A citywide assortment of community groups, under the banner of Right to the City Vote, on Saturday endorsed Acting Mayor Kim Janey's campaign for a full four-year term.
Janey, who ascended to the mayor’s seat in March after Marty Walsh left to head up President Joe Biden’s labor secretariat, was set to join members of the coalition at an announcement outside Roxbury’s Dudley Cafe on Saturday morning. Members of two other groups, Chinese Progressive Political Action and Mijente Boston Asamblea, were also attending the event.
The Right to the City Vote coalition, which has pushed a return to rent control, touts itself as a group “working to build the political power of Boston’s rising electorate around a progressive agenda led by working-class communities of color.”
The coalition also has a super PAC it plans to deploy on Janey’s behalf. The super PAC, which would be the second such outside group to swing into action for Janey, is also expected to jump into district and at-large City Council races.
In its endorsement, the coalition noted Janey’s background as an education advocate for a nonprofit before she joined the City Council in 2018. Janey is the first woman and person of color to serve as the city’s chief executive.
“Kim Janey began fighting for educational equity and racial justice for years before she became a candidate, and she is the one who can best unify the city,” Armani White, the coalition's chair, said in a statement. “Her record before and since taking office, on reforming exam school admissions, police accountability, and opening up economic opportunities come from her own lived experience and deep community roots.”
The coalition’s super PAC was created in 2019, with Noemi Ramos, a Dorchester resident, as its chair.
In 2019, the coalition backed a number of city councillors, including Janey and one of her rivals, Michelle Wu, who has touted her support for rent control.
Its super PAC spent $14,760 during that election cycle and its biggest donor, with $10,000, was Maria Jobin-Leeds, a self-described philanthropist, according to publicly available campaign finance filings.

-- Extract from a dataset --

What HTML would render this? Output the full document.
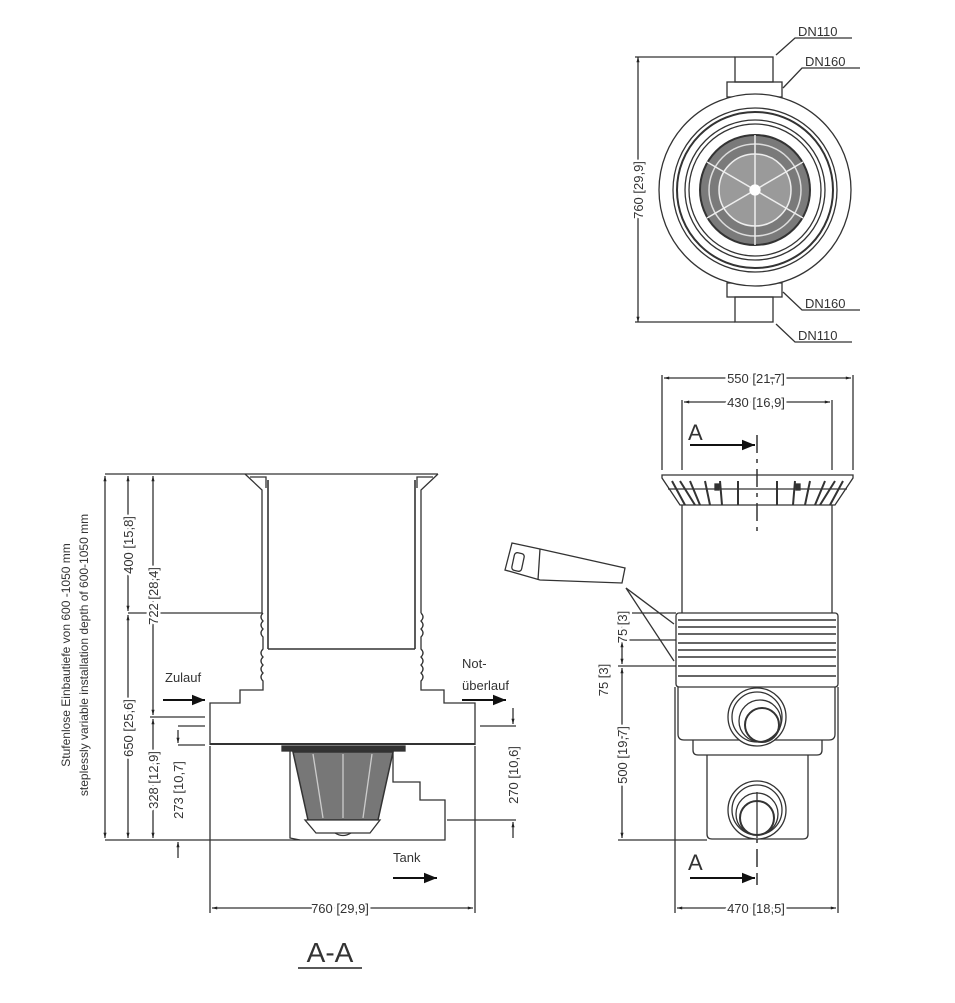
<!DOCTYPE html>
<html><head><meta charset="utf-8"><style>
html,body{margin:0;padding:0;background:#fff;}
svg{display:block;}
text{font-family:"Liberation Sans",sans-serif;fill:#333;}
.h text{stroke:#fff;stroke-width:5px;paint-order:stroke;stroke-linejoin:round;}
</style></head><body>
<svg width="955" height="1003" viewBox="0 0 955 1003" xmlns="http://www.w3.org/2000/svg">
<defs>
<marker id="a" viewBox="0 0 10 10" refX="10" refY="5" markerWidth="6" markerHeight="4" orient="auto-start-reverse"><path d="M0,2 L10,5 L0,8 z" fill="#222"/></marker>
<marker id="b" viewBox="0 0 10 10" refX="10" refY="5" markerWidth="8" markerHeight="6.5" orient="auto"><path d="M0,1 L10,5 L0,9 z" fill="#111"/></marker>
</defs>
<g stroke="#333" fill="none" stroke-width="1.3">

<line x1="635" y1="57" x2="735" y2="57"/>
<line x1="635" y1="322" x2="735" y2="322"/>
<line x1="638" y1="57" x2="638" y2="322" marker-start="url(#a)" marker-end="url(#a)"/>
<rect x="735" y="57" width="38" height="25"/>
<rect x="727" y="82" width="55" height="15"/>
<rect x="727" y="283" width="55" height="14"/>
<rect x="735" y="297" width="38" height="25"/>
<circle cx="755" cy="190" r="96" fill="#fff"/>
<circle cx="755" cy="190" r="82"/>
<circle cx="755" cy="190" r="78" stroke-width="2"/>
<circle cx="755" cy="190" r="70"/>
<circle cx="755" cy="190" r="66"/>
<circle cx="755" cy="190" r="55" fill="#7a7a7a" stroke-width="2"/>
<circle cx="755" cy="190" r="46" fill="none" stroke="#ddd" stroke-width="1.5"/>
<circle cx="755" cy="190" r="36" fill="#9a9a9a" stroke="#eee" stroke-width="1.5"/>
<g stroke="#eee" stroke-width="1.5">
<line x1="755" y1="135" x2="755" y2="245"/>
<line x1="707" y1="162" x2="803" y2="218"/>
<line x1="707" y1="218" x2="803" y2="162"/>
</g>
<circle cx="755" cy="190" r="5" fill="#fff" stroke="#fff"/>
<polyline points="776,55 795,38 852,38"/>
<polyline points="783,88 802,68 860,68"/>
<polyline points="783,292 802,310 860,310"/>
<polyline points="776,324 795,342 852,342"/>

<path d="M245,474 L438,474"/>
<path d="M245,474 L262,490 L262,613 M438,474 L421,490 L421,613"/>
<path d="M250,477 L266,477 L266,488 M433,477 L417,477 L417,488" />
<line x1="268" y1="480" x2="268" y2="649" stroke-width="1.6"/>
<line x1="415" y1="480" x2="415" y2="649" stroke-width="1.6"/>
<line x1="268" y1="649" x2="415" y2="649" stroke-width="1.6"/>
<path d="M263,613 q-4,4 0,8 q-4,4 0,8 q-4,4 0,8 L263,649 q-4,4 0,8 q-4,4 0,8 q-4,4 0,8 q-4,4 0,8 L263,690 L240,690 L240,703 L210,703 L210,745"/>
<path d="M421,613 q4,4 0,8 q4,4 0,8 q4,4 0,8 L421,649 q4,4 0,8 q4,4 0,8 q4,4 0,8 q4,4 0,8 L421,690 L444,690 L444,703 L475,703 L475,745"/>
<line x1="210" y1="744" x2="475" y2="744" stroke-width="2"/>
<path d="M290,746 L290,838 L300,840"/>
<path d="M393,752 L393,782 L420,782 L420,800 L445,800 L445,840 L290,840"/>
<rect x="282" y="746" width="123" height="5" fill="#333"/>
<path d="M293,752 L393,752 L378,820 L308,820 Z" fill="#777" stroke-width="1.5"/>
<g stroke="#ccc"><line x1="313" y1="754" x2="323" y2="818"/><line x1="372" y1="754" x2="363" y2="818"/><line x1="343" y1="754" x2="343" y2="818"/></g>
<path d="M305,820 L380,820 L370,833 L316,833 Z" fill="#fff"/>
<path d="M335,833 q8,5 16,0" />
<line x1="105" y1="840" x2="290" y2="840"/>
<line x1="105" y1="474" x2="245" y2="474"/>
<line x1="128" y1="613" x2="262" y2="613"/>
<line x1="150" y1="717" x2="205" y2="717"/>
<line x1="178" y1="726" x2="205" y2="726"/>
<line x1="178" y1="745" x2="205" y2="745"/>
<line x1="105" y1="476" x2="105" y2="838" marker-start="url(#a)" marker-end="url(#a)"/>
<line x1="128" y1="476" x2="128" y2="611" marker-start="url(#a)" marker-end="url(#a)"/>
<line x1="128" y1="615" x2="128" y2="838" marker-start="url(#a)" marker-end="url(#a)"/>
<line x1="153" y1="476" x2="153" y2="715" marker-start="url(#a)" marker-end="url(#a)"/>
<line x1="153" y1="719" x2="153" y2="838" marker-start="url(#a)" marker-end="url(#a)"/>
<line x1="178" y1="730" x2="178" y2="743" marker-end="url(#a)"/>
<line x1="178" y1="858" x2="178" y2="842" marker-end="url(#a)"/>
<line x1="480" y1="726" x2="516" y2="726"/>
<line x1="447" y1="820" x2="516" y2="820"/>
<line x1="513" y1="708" x2="513" y2="724" marker-end="url(#a)"/>
<line x1="513" y1="838" x2="513" y2="822" marker-end="url(#a)"/>
<line x1="210" y1="746" x2="210" y2="913"/>
<line x1="475" y1="746" x2="475" y2="913"/>
<line x1="212" y1="908" x2="473" y2="908" marker-start="url(#a)" marker-end="url(#a)"/>
<line x1="163" y1="700" x2="205" y2="700" stroke="#111" stroke-width="2" marker-end="url(#b)"/>
<line x1="462" y1="700" x2="506" y2="700" stroke="#111" stroke-width="2" marker-end="url(#b)"/>
<line x1="393" y1="878" x2="437" y2="878" stroke="#111" stroke-width="2" marker-end="url(#b)"/>
<line x1="298" y1="968" x2="362" y2="968" stroke="#222" stroke-width="1.5"/>

<line x1="662" y1="375" x2="662" y2="470"/>
<line x1="853" y1="375" x2="853" y2="470"/>
<line x1="664" y1="378" x2="851" y2="378" marker-start="url(#a)" marker-end="url(#a)"/>
<line x1="682" y1="400" x2="682" y2="470"/>
<line x1="832" y1="400" x2="832" y2="470"/>
<line x1="684" y1="402" x2="830" y2="402" marker-start="url(#a)" marker-end="url(#a)"/>
<path d="M662,475 L853,475 L853,478 L835,505 L680,505 L662,478 Z"/>
<line x1="668" y1="489" x2="847" y2="489"/>
<g stroke-width="2">
<path d="M672,481 L685,505 M680,481 L695,505 M690,481 L700,505 M705,481 L710,505 M720,481 L722,505 M738,481 L738,505"/>
<path d="M843,481 L830,505 M835,481 L820,505 M825,481 L815,505 M810,481 L805,505 M795,481 L793,505 M777,481 L777,505"/>
</g>
<rect x="715" y="484" width="4" height="6" fill="#333"/><rect x="796" y="484" width="4" height="6" fill="#333"/>
<line x1="682" y1="505" x2="682" y2="613"/>
<line x1="832" y1="505" x2="832" y2="613"/>
<line x1="757" y1="435" x2="757" y2="535" stroke-dasharray="18,6,4,6" stroke-width="1.5"/>
<line x1="757" y1="825" x2="757" y2="885" stroke-dasharray="18,6" stroke-width="1.5"/>
<line x1="690" y1="445" x2="755" y2="445" stroke="#111" stroke-width="2" marker-end="url(#b)"/>
<line x1="690" y1="878" x2="755" y2="878" stroke="#111" stroke-width="2" marker-end="url(#b)"/>
<rect x="676" y="613" width="162" height="74" rx="3" fill="#fff"/>
<g stroke-width="1.5">
<line x1="678" y1="620" x2="836" y2="620"/><line x1="678" y1="627" x2="836" y2="627"/>
<line x1="678" y1="634" x2="836" y2="634"/><line x1="678" y1="643" x2="836" y2="643"/>
<line x1="678" y1="650" x2="836" y2="650"/><line x1="678" y1="657" x2="836" y2="657"/>
<line x1="678" y1="666" x2="836" y2="666"/><line x1="678" y1="676" x2="836" y2="676"/>
</g>
<path d="M678,687 L678,734 Q678,740 684,740 L829,740 Q835,740 835,734 L835,687"/>
<path d="M693,740 L693,750 Q693,755 698,755 L817,755 Q822,755 822,750 L822,740"/>
<path d="M707,755 L707,834 Q707,839 712,839 L803,839 Q808,839 808,834 L808,755"/>
<line x1="838" y1="687" x2="838" y2="913"/>
<line x1="675" y1="687" x2="675" y2="913"/>
<circle cx="757" cy="717" r="29" fill="#fff"/><circle cx="757" cy="717" r="25"/><circle cx="760" cy="721" r="21"/><circle cx="762" cy="725" r="17" stroke-width="2"/>
<circle cx="757" cy="810" r="29" fill="#fff"/><circle cx="757" cy="810" r="25"/><circle cx="757" cy="814" r="21"/><circle cx="757" cy="818" r="17" stroke-width="2"/>
<line x1="757" y1="792" x2="757" y2="838"/>
<line x1="618" y1="613" x2="676" y2="613"/>
<line x1="618" y1="640" x2="676" y2="640"/>
<line x1="618" y1="666" x2="676" y2="666"/>
<line x1="618" y1="840" x2="707" y2="840"/>
<line x1="622" y1="615" x2="622" y2="638" marker-start="url(#a)" marker-end="url(#a)"/>
<line x1="622" y1="642" x2="622" y2="664" marker-start="url(#a)" marker-end="url(#a)"/>
<line x1="622" y1="668" x2="622" y2="838" marker-start="url(#a)" marker-end="url(#a)"/>
<line x1="677" y1="908" x2="836" y2="908" marker-start="url(#a)" marker-end="url(#a)"/>
<path d="M512,543 L540,549 L625,568 L622,583 L540,580 L505,570 Z" fill="#fff"/>
<rect x="513" y="553" width="10" height="18" rx="3" transform="rotate(12 518 562)"/>
<line x1="540" y1="549" x2="538" y2="580"/>
<line x1="626" y1="588" x2="674" y2="624"/>
<line x1="626" y1="588" x2="674" y2="661"/>
</g>

<g font-size="13">
<text x="798" y="36">DN110</text>
<text x="805" y="66">DN160</text>
<text x="805" y="308">DN160</text>
<text x="798" y="340">DN110</text>
<text x="165" y="682">Zulauf</text>
<text x="462" y="668">Not-</text>
<text x="462" y="690">überlauf</text>
<text x="393" y="862">Tank</text>
<text x="330" y="962" text-anchor="middle" font-size="28">A-A</text>
<text x="688" y="440" font-size="22">A</text>
<text x="688" y="870" font-size="22">A</text>
<text transform="translate(70,655) rotate(-90)" text-anchor="middle" font-size="12">Stufenlose Einbautiefe von 600 -1050 mm</text>
<text transform="translate(88,655) rotate(-90)" text-anchor="middle" font-size="12">steplessly variable installation depth of 600-1050 mm</text>
</g>
<g font-size="13" class="h">
<text transform="translate(643,190) rotate(-90)" text-anchor="middle">760 [29,9]</text>
<text transform="translate(133,545) rotate(-90)" text-anchor="middle">400 [15,8]</text>
<text transform="translate(133,728) rotate(-90)" text-anchor="middle">650 [25,6]</text>
<text transform="translate(158,596) rotate(-90)" text-anchor="middle">722 [28,4]</text>
<text transform="translate(158,780) rotate(-90)" text-anchor="middle">328 [12,9]</text>
<text transform="translate(183,790) rotate(-90)" text-anchor="middle">273 [10,7]</text>
<text transform="translate(518,775) rotate(-90)" text-anchor="middle">270 [10,6]</text>
<text x="340" y="913" text-anchor="middle">760 [29,9]</text>
<text x="756" y="383" text-anchor="middle">550 [21,7]</text>
<text x="756" y="407" text-anchor="middle">430 [16,9]</text>
<text x="756" y="913" text-anchor="middle">470 [18,5]</text>
<text transform="translate(627,627) rotate(-90)" text-anchor="middle">75 [3]</text>
<text transform="translate(608,680) rotate(-90)" text-anchor="middle">75 [3]</text>
<text transform="translate(627,755) rotate(-90)" text-anchor="middle">500 [19,7]</text>
</g>
</svg>
</body></html>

The coalition supported Ayanna Pressley’s Congressional bid and Rachael Rollins’s campaign for Suffolk County district attorney in 2018. The coalition also supported Walsh’s 2013 run for mayor.
Janey, who criticized super PAC spending earlier this year, has previously sought to differentiate between the super PAC supporting her and another supporting one of her rivals that has charter school supporters among its donors.
Hotel and food workers with the union UNITE HERE Local 26 formed a super PAC in June to support Janey. The outside group has already started spending money on canvassing efforts while 32BJ SEIU, the property service workers union, has floated the possibility of its own pro-Janey super PAC.
Other mayoral candidates have pulled in support from super PACs, which can raise and spend unlimited amounts of money. In Massachusetts, super PACs, which cannot coordinate with the campaigns they are backing, typically depend on unions and wealthy donors for support.
Andrea Campbell, the District 4 councillor running for mayor, has the super PAC “Better Boston” supporting her. Donors include charter school supporters and others, such as a local advertising executive and the manager of a Jamaican restaurant in Codman Square.
Another super PAC, “Bostonians for Real Progress,” told the Reporter last week it’s throwing its support behind City Councillor At-Large Annissa Essaibi George’s mayoral bid.
The “Boston Turnout Project” super PAC, run by a former aide to Sen. Elizabeth Warren, filed paperwork to set up earlier this year but has remained publicly quiet.
John Barros, Walsh’s former economic development chief, is also running for mayor.
The preliminary election is scheduled for Tuesday, Sept. 14.